Task brief:
Retype only what runs from the first line of the listing to the line holding "right_ipc_pd_err = [0.053, 0.07, 0.061, 0.068, 0.074]", both included. Do not retype the pictures.

Data block:
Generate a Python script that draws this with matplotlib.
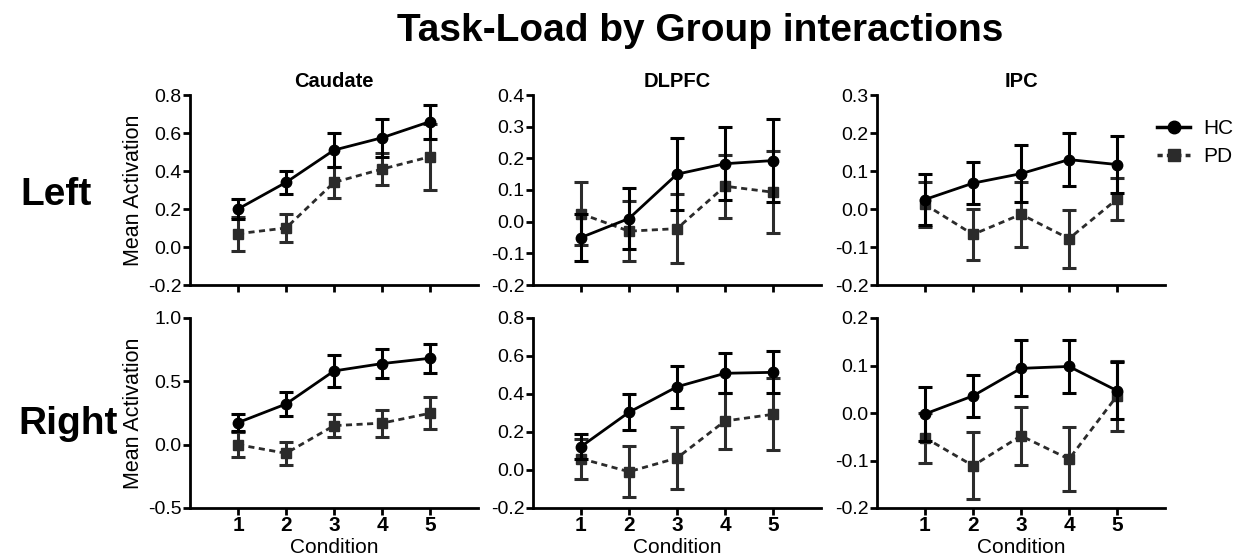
import matplotlib
matplotlib.use("Agg")
import matplotlib.pyplot as plt
from matplotlib.lines import Line2D
import numpy as np

plt.rcParams['font.family'] = ['Liberation Sans', 'DejaVu Sans']

conditions = [1, 2, 3, 4, 5]
regions = ["Caudate", "DLPFC", "IPC"]
sides = ["Left", "Right"]

# Left hemisphere
left_caudate_hc = [0.20, 0.34, 0.51, 0.575, 0.66]
left_caudate_hc_err = [0.055, 0.06, 0.09, 0.10, 0.09]
left_caudate_pd = [0.07, 0.10, 0.34, 0.41, 0.475]
left_caudate_pd_err = [0.09, 0.075, 0.08, 0.085, 0.175]

left_dlpfc_hc = [-0.05, 0.01, 0.15, 0.183, 0.193]
left_dlpfc_hc_err = [0.075, 0.095, 0.113, 0.115, 0.13]
left_dlpfc_pd = [0.025, -0.03, -0.022, 0.112, 0.093]
left_dlpfc_pd_err = [0.10, 0.095, 0.11, 0.10, 0.13]

left_ipc_hc = [0.025, 0.068, 0.093, 0.13, 0.117]
left_ipc_hc_err = [0.068, 0.055, 0.075, 0.07, 0.075]
left_ipc_pd = [0.012, -0.067, -0.014, -0.078, 0.026]
left_ipc_pd_err = [0.06, 0.067, 0.085, 0.076, 0.055]

# Right hemisphere
right_caudate_hc = [0.174, 0.321, 0.582, 0.64, 0.682]
right_caudate_hc_err = [0.068, 0.096, 0.125, 0.116, 0.116]
right_caudate_pd = [0.0, -0.068, 0.15, 0.17, 0.248]
right_caudate_pd_err = [0.10, 0.093, 0.093, 0.107, 0.125]

right_dlpfc_hc = [0.123, 0.304, 0.438, 0.509, 0.514]
right_dlpfc_hc_err = [0.065, 0.095, 0.11, 0.105, 0.11]
right_dlpfc_pd = [0.06, -0.009, 0.063, 0.258, 0.293]
right_dlpfc_pd_err = [0.105, 0.135, 0.163, 0.145, 0.19]

right_ipc_hc = [-0.002, 0.036, 0.094, 0.098, 0.047]
right_ipc_hc_err = [0.056, 0.045, 0.059, 0.056, 0.06]
right_ipc_pd = [-0.052, -0.111, -0.048, -0.097, 0.036]
right_ipc_pd_err = [0.053, 0.07, 0.061, 0.068, 0.074]

hc_data = [[(left_caudate_hc, left_caudate_hc_err), (left_dlpfc_hc, left_dlpfc_hc_err), (left_ipc_hc, left_ipc_hc_err)],
           [(right_caudate_hc, right_caudate_hc_err), (right_dlpfc_hc, right_dlpfc_hc_err), (right_ipc_hc, right_ipc_hc_err)]]
pd_data = [[(left_caudate_pd, left_caudate_pd_err), (left_dlpfc_pd, left_dlpfc_pd_err), (left_ipc_pd, left_ipc_pd_err)],
           [(right_caudate_pd, right_caudate_pd_err), (right_dlpfc_pd, right_dlpfc_pd_err), (right_ipc_pd, right_ipc_pd_err)]]

y_ranges = [[(-0.2, 0.8, 0.2), (-0.2, 0.4, 0.1), (-0.2, 0.3, 0.1)],
            [(-0.5, 1.0, 0.5), (-0.2, 0.8, 0.2), (-0.2, 0.2, 0.1)]]

fig = plt.figure(figsize=(12.44, 5.6), dpi=100)
W, H = 1244.0, 560.0
lefts_px = [190, 533, 877]
width_px = 288
rows_px = [(95, 285), (318, 508)]

hc_color = "#000000"
pd_color = "#2b2b2b"

for r in range(2):
    for c in range(3):
        top, bot = rows_px[r]
        ax = fig.add_axes([lefts_px[c] / W, (H - bot) / H, width_px / W, (bot - top) / H])
        hc, hce = hc_data[r][c]
        pdv, pde = pd_data[r][c]
        ax.errorbar(conditions, pdv, yerr=pde, color=pd_color, ls=(0, (2.2, 1.6)), lw=2,
                    marker='s', ms=7.5, capsize=5, capthick=2.2, elinewidth=2.2, zorder=3)
        ax.errorbar(conditions, hc, yerr=hce, color=hc_color, ls='-', lw=2,
                    marker='o', ms=7.5, capsize=5, capthick=2.2, elinewidth=2.2, zorder=4)
        lo, hi, step = y_ranges[r][c]
        ax.set_ylim(lo, hi)
        ticks = np.round(np.arange(lo, hi + step / 2, step), 2)
        ax.set_yticks(ticks)
        ax.set_yticklabels([f"{t:.1f}" for t in ticks])
        ax.set_xlim(0, 6)
        ax.set_xticks(conditions)
        for s in ['top', 'right']:
            ax.spines[s].set_visible(False)
        for s in ['left', 'bottom']:
            ax.spines[s].set_linewidth(2)
        ax.tick_params(axis='both', width=2, length=5, labelsize=14, pad=1)
        if r == 0:
            ax.set_xticklabels([])
            ax.set_title(regions[c], fontsize=14.5, fontweight='bold', pad=6)
        else:
            ax.set_xticklabels([str(x) for x in conditions], fontsize=15, fontweight='bold')
            ax.set_xlabel("Condition", fontsize=15, labelpad=2)
        if c == 0:
            ax.set_ylabel("Mean Activation", fontsize=15.5, labelpad=3)

fig.text(700 / W, (H - 31) / H, "Task-Load by Group interactions", ha='center', va='center',
         fontsize=28, fontweight='bold')
fig.text(20 / W, (H - 195) / H, "Left", ha='left', va='center', fontsize=28, fontweight='bold')
fig.text(18 / W, (H - 424) / H, "Right", ha='left', va='center', fontsize=28, fontweight='bold')

handles = [Line2D([], [], color=hc_color, ls='-', lw=2.5, marker='o', ms=9),
           Line2D([], [], color=pd_color, ls=(0, (1.5, 1.2)), lw=2.5, marker='s', ms=9)]
fig.legend(handles, ["HC", "PD"], loc='upper left', bbox_to_anchor=(1157 / W, (H - 119) / H),
           frameon=False, fontsize=15, handlelength=1.6, handletextpad=0.6, labelspacing=0.45,
           borderaxespad=0, borderpad=0)

fig.savefig("out.png", dpi=100)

Output:
Generate a Python script that draws this with matplotlib.
import matplotlib
matplotlib.use("Agg")
import matplotlib.pyplot as plt
from matplotlib.lines import Line2D
import numpy as np

plt.rcParams['font.family'] = ['Liberation Sans', 'DejaVu Sans']

conditions = [1, 2, 3, 4, 5]
regions = ["Caudate", "DLPFC", "IPC"]
sides = ["Left", "Right"]

# Left hemisphere
left_caudate_hc = [0.20, 0.34, 0.51, 0.575, 0.66]
left_caudate_hc_err = [0.055, 0.06, 0.09, 0.10, 0.09]
left_caudate_pd = [0.07, 0.10, 0.34, 0.41, 0.475]
left_caudate_pd_err = [0.09, 0.075, 0.08, 0.085, 0.175]

left_dlpfc_hc = [-0.05, 0.01, 0.15, 0.183, 0.193]
left_dlpfc_hc_err = [0.075, 0.095, 0.113, 0.115, 0.13]
left_dlpfc_pd = [0.025, -0.03, -0.022, 0.112, 0.093]
left_dlpfc_pd_err = [0.10, 0.095, 0.11, 0.10, 0.13]

left_ipc_hc = [0.025, 0.068, 0.093, 0.13, 0.117]
left_ipc_hc_err = [0.068, 0.055, 0.075, 0.07, 0.075]
left_ipc_pd = [0.012, -0.067, -0.014, -0.078, 0.026]
left_ipc_pd_err = [0.06, 0.067, 0.085, 0.076, 0.055]

# Right hemisphere
right_caudate_hc = [0.174, 0.321, 0.582, 0.64, 0.682]
right_caudate_hc_err = [0.068, 0.096, 0.125, 0.116, 0.116]
right_caudate_pd = [0.0, -0.068, 0.15, 0.17, 0.248]
right_caudate_pd_err = [0.10, 0.093, 0.093, 0.107, 0.125]

right_dlpfc_hc = [0.123, 0.304, 0.438, 0.509, 0.514]
right_dlpfc_hc_err = [0.065, 0.095, 0.11, 0.105, 0.11]
right_dlpfc_pd = [0.06, -0.009, 0.063, 0.258, 0.293]
right_dlpfc_pd_err = [0.105, 0.135, 0.163, 0.145, 0.19]

right_ipc_hc = [-0.002, 0.036, 0.094, 0.098, 0.047]
right_ipc_hc_err = [0.056, 0.045, 0.059, 0.056, 0.06]
right_ipc_pd = [-0.052, -0.111, -0.048, -0.097, 0.036]
right_ipc_pd_err = [0.053, 0.07, 0.061, 0.068, 0.074]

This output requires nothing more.